Monitor the upper and lower disks, or restart the insert program, then use dstat 1 or vmstat 1 to output the host status, and take a screenshot.

| username: TiDBer_Xy7fsN7j | Original post link

All three TiDBs have connections, and each has exceeded 10 minutes.

| username: zhanggame1 | Original post link

It’s not a clustered table, right? Try changing it to a clustered table and see if it works.

| username: TiDBer_Xy7fsN7j | Original post link

Take a look at the disk monitoring:

| username: 托马斯滑板鞋 | Original post link

:joy: Why are there still intermittent lines?
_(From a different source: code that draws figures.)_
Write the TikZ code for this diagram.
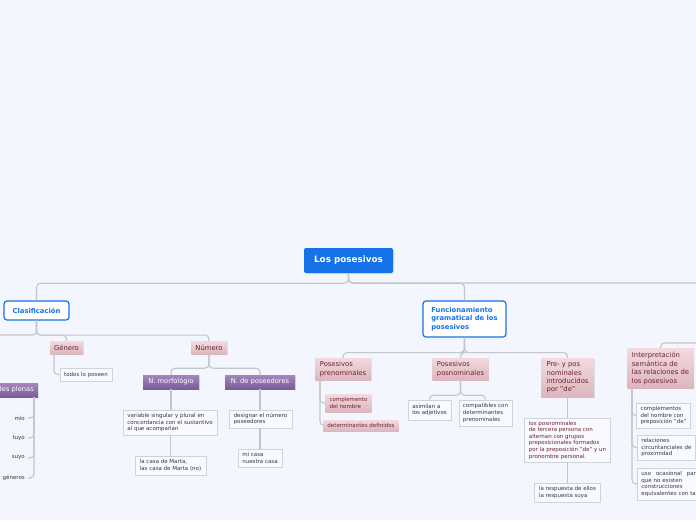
\documentclass[tikz,border=0pt]{standalone}
\usepackage{fontspec}
\setmainfont{DejaVu Sans}
\usetikzlibrary{shadows}
\definecolor{bgc}{RGB}{243,246,254}
\definecolor{rootblue}{RGB}{22,114,232}
\definecolor{pinktop}{RGB}{242,218,222}
\definecolor{pinkbot}{RGB}{220,182,188}
\definecolor{maroon}{RGB}{112,32,52}
\definecolor{purtop}{RGB}{164,134,188}
\definecolor{purbot}{RGB}{122,92,152}
\definecolor{leaffill}{RGB}{249,250,255}
\definecolor{leafborder}{RGB}{208,210,220}
\definecolor{leaftext}{RGB}{55,55,65}
\definecolor{linecol}{RGB}{196,198,206}
\tikzset{
  conn/.style={draw=linecol, line width=1.1pt, rounded corners=4pt},
  rootbox/.style={fill=rootblue, rounded corners=2pt, text=white, inner sep=0pt,
    font=\fontsize{8.8}{10}\selectfont\bfseries, drop shadow={opacity=0.2,shadow xshift=0.8pt,shadow yshift=-0.8pt}},
  topicbox/.style={fill=white, draw=rootblue, line width=1.2pt, rounded corners=3pt, text=rootblue,
    font=\fontsize{6.8}{8.6}\selectfont\bfseries, align=left, inner xsep=6pt, inner ysep=0pt},
  pinkbox/.style={top color=pinktop, bottom color=pinkbot, text=maroon, align=left,
    font=\fontsize{6.8}{8.4}\selectfont, inner xsep=4.5pt, inner ysep=0pt,
    drop shadow={opacity=0.18,shadow xshift=0.8pt,shadow yshift=-0.8pt}},
  pinksmall/.style={pinkbox, font=\fontsize{5.5}{7}\selectfont, inner xsep=4pt},
  purbox/.style={top color=purtop, bottom color=purbot, text=white, align=center,
    font=\fontsize{6.7}{8}\selectfont, inner xsep=4pt, inner ysep=0pt,
    drop shadow={opacity=0.18,shadow xshift=0.8pt,shadow yshift=-0.8pt}},
  leaf/.style={fill=leaffill, draw=leafborder, line width=0.8pt, text=leaftext, align=left,
    font=\fontsize{5.5}{6.7}\selectfont, inner xsep=4pt, inner ysep=0pt},
  plain/.style={text=leaftext, font=\fontsize{5.5}{6.7}\selectfont, inner sep=1pt}
}
\begin{document}
\begin{tikzpicture}[x=1pt,y=-1pt]
\useasboundingbox (0,0) rectangle (696,520);
\fill[bgc] (0,0) rectangle (696,520);
\begin{scope}
\clip (0,0) rectangle (696,520);
% root and topics
\node[rootbox, minimum width=89pt, minimum height=25pt] (root) at (348.5,260.5) {Los posesivos};
\node[topicbox, minimum width=65pt, minimum height=19pt, align=center, inner xsep=0pt] (clas) at (36.5,310.5) {Clasificación};
\node[topicbox, minimum width=83pt, minimum height=36pt] (func) at (464.5,319) {Funcionamiento\\gramatical de los\\posesivos};
\coordinate (rootR) at (705,283);
\coordinate (clasL) at (-10,335);
\coordinate (interpR) at (705,343);
% Clasificacion branch
\node[pinkbox, minimum width=33pt, minimum height=13pt, align=center, inner xsep=0pt] (genero) at (66.5,347.5) {Género};
\node[pinkbox, minimum width=36pt, minimum height=13pt, align=center, inner xsep=0pt] (numero) at (209,347.5) {Número};
\node[leaf, minimum width=52pt, minimum height=13pt, align=center, inner xsep=0pt] (todos) at (86,374.5) {todos lo poseen};
\node[purbox, minimum width=56pt, minimum height=14pt, inner xsep=0pt] (nmorf) at (171,382) {N. morfológio};
\node[purbox, minimum width=70pt, minimum height=14pt, inner xsep=0pt] (nposs) at (260,382) {N. de poseedores};
\node[leaf, minimum width=94pt, minimum height=25pt] (variable) at (170,422.5) {variable singular y plural en\\concordancia con el sustantivo\\al que acompañan};
\node[leaf, minimum width=71pt, minimum height=19pt] (lacasa) at (170.5,465.5) {la casa de Marta,\\las casa de Marta (no)};
\node[leaf, minimum width=63pt, minimum height=18pt] (designar) at (260.5,419) {designar el número\\poseedores};
\node[leaf, minimum width=44pt, minimum height=18pt] (micasa) at (260,458) {mi casa\\nuestra casa};
\node[purbox, minimum height=14pt, anchor=east] (plenas) at (38,390) {des plenas};
\node[plain, anchor=east] (mio) at (26,418) {mío};
\node[plain, anchor=east] (tuyo) at (26,438) {tuyo};
\node[plain, anchor=east] (suyo) at (26,458) {suyo};
\node[plain, anchor=east] (generos) at (26,478) {géneros};
% Funcionamiento branch
\node[pinkbox, minimum width=56pt, minimum height=22pt] (prenom) at (343,369) {Posesivos\\prenominales};
\node[pinksmall, minimum width=45pt, minimum height=18pt] (compl) at (348.5,403) {complemento\\del nombre};
\node[pinksmall, minimum width=70pt, minimum height=11pt] (detdef) at (361,425.5) {determinantes definidos};
\node[pinkbox, minimum width=55pt, minimum height=22pt] (posnom) at (460.5,369) {Posesivos\\posnominales};
\node[leaf, minimum width=43pt, minimum height=20pt] (asimilan) at (429.5,410) {asimilan a\\los adjetivos};
\node[leaf, minimum width=53pt, minimum height=26pt] (compat) at (485.5,413) {compatibles con\\determinantes\\prenominales};
\node[pinkbox, minimum width=53pt, minimum height=39pt] (prepos) at (567.5,377.5) {Pre- y pos\\nominales\\introducidos\\por "de"};
\node[leaf, minimum width=86pt, minimum height=44pt, text=maroon, font=\fontsize{5.5}{6.6}\selectfont] (losposn) at (567.5,440) {los posnominales\\de tercera persona con\\alternan con grupos\\preposicionales formados\\por la preposición "de" y un\\pronombre personal.};
\node[leaf, minimum width=66pt, minimum height=19pt] (respuesta) at (567.5,492.5) {la respuesta de ellos\\la respuesta suya};
% Interpretacion branch
\node[pinkbox, minimum width=66pt, minimum height=40pt, font=\fontsize{6.8}{8.5}\selectfont] (interp) at (660.5,368.5) {Interpretación\\semántica de\\las relaciones de\\los posesivos};
\node[leaf, minimum width=53pt, minimum height=25pt] (complem) at (663.5,415.5) {complementos\\del nombre con\\preposición "de"};
\node[leaf, minimum height=25pt, anchor=west] (relac) at (637,447.5) {relaciones\\circuntanciales de\\proximidad};
\node[leaf, text width=58pt, minimum height=32pt, anchor=west] (uso) at (637,484) {uso\hfill ocasional\hfill para\\que no existen\\construcciones\\equivalentes con ta};
% connectors
\draw[conn] (root.south) -- ++(0,10) -| (clas.north);
\draw[conn] (root.south) |- (rootR);
\draw[conn] (root.south) -- ++(0,10) -| (func.north);
\draw[conn] (clas.south) -- ++(0,14.5) -| (genero.north);
\draw[conn] (clas.south) -- ++(0,14.5) -| (numero.north);
\draw[conn] (clas.south) |- (clasL);
\draw[conn] ([xshift=-12.5pt]genero.south) |- (todos.west);
\draw[conn] (numero.south) -- ++(0,14) -| (nmorf.north);
\draw[conn] (numero.south) -- ++(0,14) -| (nposs.north);
\draw[conn] (nmorf.south) -- (nmorf.south |- variable.north);
\draw[conn] (variable.south -| lacasa.north) -- (lacasa.north);
\draw[conn] (nposs.south) -- (nposs.south |- designar.north);
\draw[conn] (designar.south -| micasa.north) -- (micasa.north);
\draw[conn] ([xshift=-4pt]plenas.south east) |- ([xshift=2pt]mio.east);
\draw[conn] ([xshift=-4pt]plenas.south east) |- ([xshift=2pt]tuyo.east);
\draw[conn] ([xshift=-4pt]plenas.south east) |- ([xshift=2pt]suyo.east);
\draw[conn] ([xshift=-4pt]plenas.south east) |- ([xshift=2pt]generos.east);
\draw[conn] (func.south) -- ++(0,15) -| (prenom.north);
\draw[conn] (func.south) -- ++(0,15) -| (posnom.north);
\draw[conn] (func.south) -- ++(0,15) -| (prepos.north);
\draw[conn] ([xshift=-23pt]prenom.south) |- (compl.west);
\draw[conn] ([xshift=-23pt]prenom.south) |- (detdef.west);
\draw[conn] (posnom.south) -- ++(0,15) -| (asimilan.north);
\draw[conn] (posnom.south) -- ++(0,15) -| (compat.north);
\draw[conn] (prepos.south) -- (losposn.north);
\draw[conn] (losposn.south) -- (respuesta.north);
\draw[conn] (interp.north) |- (interpR);
\draw[conn] ([xshift=-28.5pt]interp.south) |- (complem.west);
\draw[conn] ([xshift=-28.5pt]interp.south) |- (relac.west);
\draw[conn] ([xshift=-28.5pt]interp.south) |- (uso.west);
\end{scope}
\end{tikzpicture}
\end{document}
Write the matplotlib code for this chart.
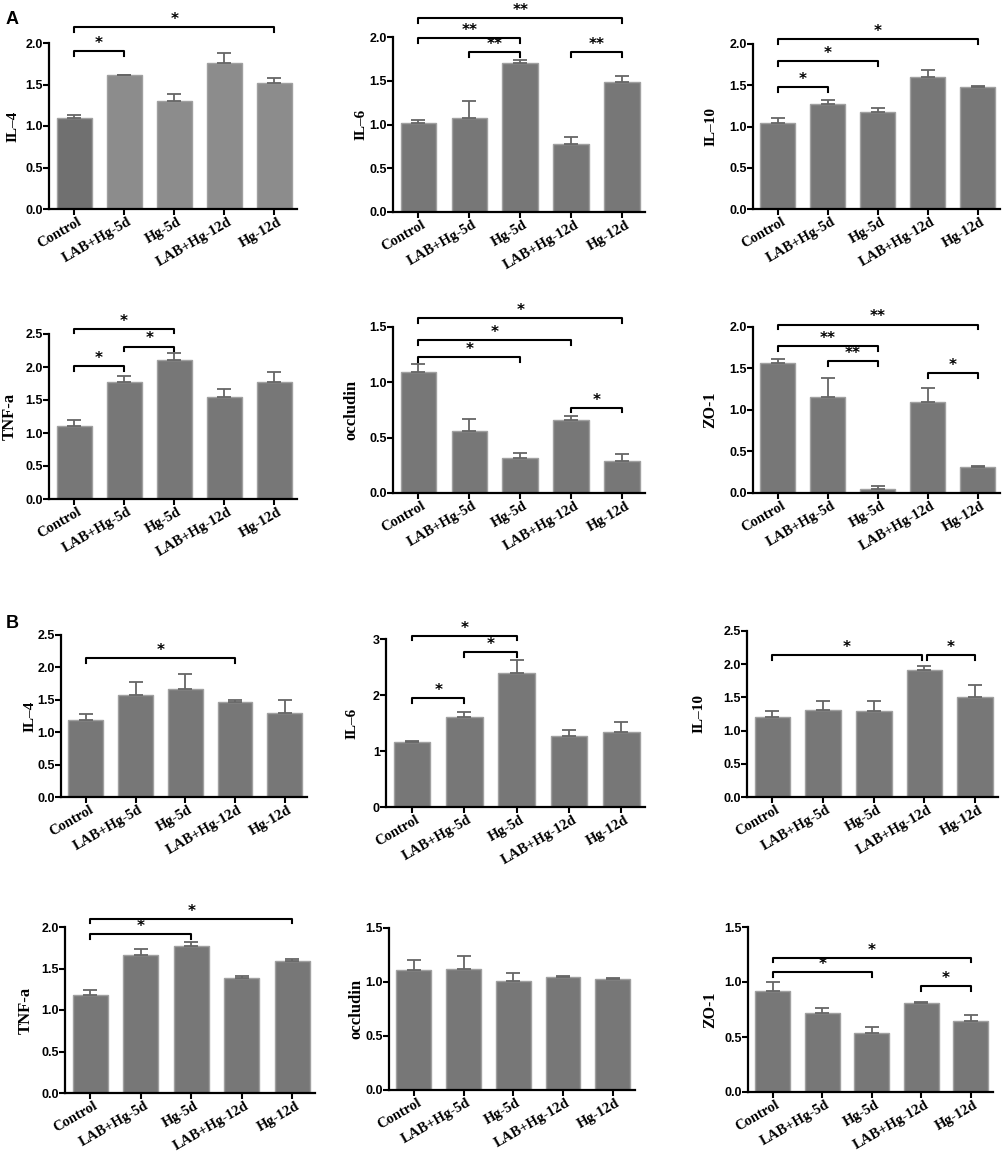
import matplotlib
matplotlib.use("Agg")
import matplotlib.pyplot as plt
from matplotlib.ticker import FormatStrFormatter
from matplotlib.transforms import ScaledTranslation
import numpy as np

groups = ["Control", "LAB+Hg-5d", "Hg-5d", "LAB+Hg-12d", "Hg-12d"]

# ---- panel A : means and upper SEM ----
a_il4 = [1.10, 1.61, 1.30, 1.76, 1.52]
a_il4_err = [0.03, 0.01, 0.08, 0.12, 0.06]
a_il6 = [1.02, 1.08, 1.70, 0.78, 1.49]
a_il6_err = [0.03, 0.19, 0.04, 0.08, 0.07]
a_il10 = [1.04, 1.27, 1.18, 1.60, 1.48]
a_il10_err = [0.06, 0.05, 0.04, 0.09, 0.005]
a_tnf = [1.10, 1.77, 2.11, 1.55, 1.78]
a_tnf_err = [0.10, 0.10, 0.10, 0.12, 0.15]
a_occ = [1.09, 0.56, 0.32, 0.66, 0.29]
a_occ_err = [0.08, 0.11, 0.04, 0.04, 0.06]
a_zo1 = [1.57, 1.16, 0.05, 1.10, 0.31]
a_zo1_err = [0.05, 0.23, 0.04, 0.16, 0.01]

# ---- panel B ----
b_il4 = [1.19, 1.57, 1.67, 1.47, 1.29]
b_il4_err = [0.09, 0.20, 0.23, 0.03, 0.21]
b_il6 = [1.16, 1.61, 2.39, 1.26, 1.34]
b_il6_err = [0.02, 0.09, 0.23, 0.11, 0.17]
b_il10 = [1.21, 1.31, 1.29, 1.91, 1.50]
b_il10_err = [0.08, 0.14, 0.16, 0.07, 0.18]
b_tnf = [1.18, 1.66, 1.77, 1.38, 1.59]
b_tnf_err = [0.06, 0.08, 0.05, 0.03, 0.03]
b_occ = [1.11, 1.12, 1.01, 1.05, 1.03]
b_occ_err = [0.09, 0.12, 0.07, 0.01, 0.005]
b_zo1 = [0.915, 0.72, 0.54, 0.81, 0.65]
b_zo1_err = [0.085, 0.04, 0.05, 0.01, 0.05]

# significance brackets: (from group, to group, height, mark)
a_il4_sig = [(0, 1, 1.90, "*"), (0, 4, 2.19, "*")]
a_il6_sig = [(0, 2, 1.99, "**"), (1, 2, 1.83, "**"), (3, 4, 1.83, "**"), (0, 4, 2.22, "**")]
a_il10_sig = [(0, 1, 1.48, "*"), (0, 2, 1.79, "*"), (0, 4, 2.06, "*")]
a_tnf_sig = [(0, 1, 2.01, "*"), (1, 2, 2.31, "*"), (0, 2, 2.58, "*")]
a_occ_sig = [(0, 2, 1.23, "*"), (0, 3, 1.38, "*"), (0, 4, 1.58, "*"), (3, 4, 0.77, "*")]
a_zo1_sig = [(0, 2, 1.77, "**"), (1, 2, 1.59, "**"), (3, 4, 1.44, "*"), (0, 4, 2.03, "**")]
b_il4_sig = [(0, 3, 2.14, "*")]
b_il6_sig = [(0, 1, 1.94, "*"), (1, 2, 2.76, "*"), (0, 2, 3.06, "*")]
b_il10_sig = [(0, 2.95, 2.14, "*"), (3.05, 4, 2.14, "*")]
b_tnf_sig = [(0, 2, 1.91, "*"), (0, 4, 2.10, "*")]
b_occ_sig = []
b_zo1_sig = [(0, 2, 1.09, "*"), (0, 4, 1.22, "*"), (3, 4, 0.96, "*")]

W, H = 1005, 1154
fig = plt.figure(figsize=(W / 100, H / 100), dpi=100)

sans = "Liberation Sans"
serif = "Liberation Serif"
label_size = {"IL\u20134": 11, "IL\u20136": 11, "IL\u201310": 11,
              "TNF-a": 12, "occludin": 12, "ZO-1": 11.5}

# values, errors, sig, ylabel, ymax, step, (left, right, y0, ytop) px, ylabel right edge px
panels = [
    (a_il4, a_il4_err, a_il4_sig, "IL\u20134", 2.0, 0.5, (49, 297, 209, 43), 20),
    (a_il6, a_il6_err, a_il6_sig, "IL\u20136", 2.0, 0.5, (393, 645, 212, 37), 368),
    (a_il10, a_il10_err, a_il10_sig, "IL\u201310", 2.0, 0.5, (753, 1000, 209, 44), 718),
    (a_tnf, a_tnf_err, a_tnf_sig, "TNF-a", 2.5, 0.5, (49, 297, 499, 334), 18),
    (a_occ, a_occ_err, a_occ_sig, "occludin", 1.5, 0.5, (393, 645, 493, 327), 359),
    (a_zo1, a_zo1_err, a_zo1_sig, "ZO-1", 2.0, 0.5, (753, 1000, 493, 327), 718),
    (b_il4, b_il4_err, b_il4_sig, "IL\u20134", 2.5, 0.5, (61, 307, 797, 635), 37),
    (b_il6, b_il6_err, b_il6_sig, "IL\u20136", 3, 1, (386, 645, 807, 639), 359),
    (b_il10, b_il10_err, b_il10_sig, "IL\u201310", 2.5, 0.5, (747, 998, 797, 631), 706),
    (b_tnf, b_tnf_err, b_tnf_sig, "TNF-a", 2.0, 0.5, (65, 315, 1093, 927), 34),
    (b_occ, b_occ_err, b_occ_sig, "occludin", 1.5, 0.5, (389, 635, 1090, 928), 364),
    (b_zo1, b_zo1_err, b_zo1_sig, "ZO-1", 1.5, 0.5, (748, 993, 1092, 927), 718),
]

x = np.arange(len(groups))
shift = ScaledTranslation(3 / 100, 0, fig.dpi_scale_trans)

for k, (vals, errs, sig, ylab, ymax, step, rect, lab_x) in enumerate(panels):
    l, r, y0, yt = rect
    ax = fig.add_axes([l / W, 1 - y0 / H, (r - l) / W, (y0 - yt) / H])
    colors = ["#777777"] * 5
    if k == 0:
        colors = ["#707070"] + ["#8c8c8c"] * 4
    ax.bar(x, vals, width=0.7, color=colors, edgecolor="#a0a0a0", linewidth=1, zorder=2)
    ax.errorbar(x, vals, yerr=[np.zeros(5), errs], fmt="none", ecolor="#666666",
                elinewidth=1.3, capsize=5, capthick=1.3, zorder=3)
    ax.set_xlim(-0.5, 4.45)
    ax.set_ylim(0, ymax)
    ax.set_yticks(np.arange(0, ymax + 1e-6, step))
    if step == 1:
        ax.yaxis.set_major_formatter(FormatStrFormatter("%d"))
    else:
        ax.yaxis.set_major_formatter(FormatStrFormatter("%.1f"))
    for s in ["top", "right"]:
        ax.spines[s].set_visible(False)
    for s in ["left", "bottom"]:
        ax.spines[s].set_linewidth(1.6)
    ax.tick_params(axis="both", direction="out", length=4, width=1.5, pad=0.5)
    ax.set_xticks(x)
    ax.set_xticklabels(groups, rotation=30, ha="right", rotation_mode="anchor",
                       fontfamily=serif, fontweight="bold", fontsize=10.5)
    for t in ax.get_xticklabels():
        t.set_transform(t.get_transform() + shift)
    for t in ax.get_yticklabels():
        t.set_fontfamily(sans)
        t.set_fontweight("bold")
        t.set_fontsize(9)
    ax.set_ylabel(ylab, fontfamily=serif, fontweight="bold", fontsize=label_size[ylab])
    ax.yaxis.set_label_coords((lab_x - l) / (r - l), 0.5)

    drop = 0.028 * ymax
    for i, j, h, mark in sig:
        ax.plot([i, i, j, j], [h - drop, h, h, h - drop], color="black", lw=1.5,
                clip_on=False, zorder=4)
        ax.annotate(mark, xy=((i + j) / 2, h), xytext=(0, 5.5), textcoords="offset points",
                    ha="center", va="center", fontsize=11, fontweight="bold",
                    fontfamily="DejaVu Sans", annotation_clip=False)

fig.text(12 / W, 1 - 20 / H, "A", fontfamily=sans, fontweight="bold", fontsize=13,
         ha="center", va="center")
fig.text(12 / W, 1 - 623 / H, "B", fontfamily=sans, fontweight="bold", fontsize=13,
         ha="center", va="center")

fig.savefig("out.png", dpi=100, facecolor="white")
Did TiKV crash?

| username: TiDBer_Xy7fsN7j | Original post link

There have been crashes after around 9 PM.

| username: 托马斯滑板鞋 | Original post link

What is the storage? SSD? Mechanical? I still suggest running the insert again and taking a screenshot of the system status (dstat 1 or vmstat 1), or checking the disk monitoring in Prometheus.

| username: TiDBer_Xy7fsN7j | Original post link

Take a look at the table structure, how should it be modified:

CREATE TABLE `GponPmOnuLocalInfos` (
  `node_id_str` varchar(100) NOT NULL COMMENT 'Device hostname, unique identifier for the device in the network',
  `subscription_id_str` varchar(100) NOT NULL COMMENT 'Subscription name',
  `collection_id` bigint(20) unsigned NOT NULL COMMENT 'Identifies the sampling round',
  `collection_start_time` datetime DEFAULT NULL COMMENT 'Identifies the start time of the sampling round',
  `name` varchar(100) DEFAULT NULL COMMENT 'ONU name, format: v_ani.f.s.p.onuid',
  `channel` varchar(100) DEFAULT NULL,
  `index` int(10) unsigned DEFAULT NULL,
  `olt_rx_power` int(10) DEFAULT NULL COMMENT 'Optical power received by the OLT optical module from the ONU, unit: 0.01dBm',
  `online_duration` int(10) unsigned DEFAULT NULL COMMENT 'Online duration, unit: seconds',
  `last_down_time` int(10) unsigned DEFAULT NULL COMMENT 'Last offline time',
  `last_down_cause` int(10) unsigned DEFAULT NULL COMMENT 'Last offline reason',
  `onu_status` int(10) unsigned DEFAULT NULL COMMENT 'ONU status, 1-online, 2-offline, 255-invalid',
  PRIMARY KEY (`node_id_str`,`subscription_id_str`,`collection_id`)
) SHARD_ROW_ID_BITS = 4 PRE_SPLIT_REGIONS=3;
| username: 托马斯滑板鞋 | Original post link

Add the keyword after the primary key: CLUSTERED

| username: 像风一样的男子 | Original post link

You didn’t set AUTO_RANDOM when creating the table, so there is a hotspot issue with the writes.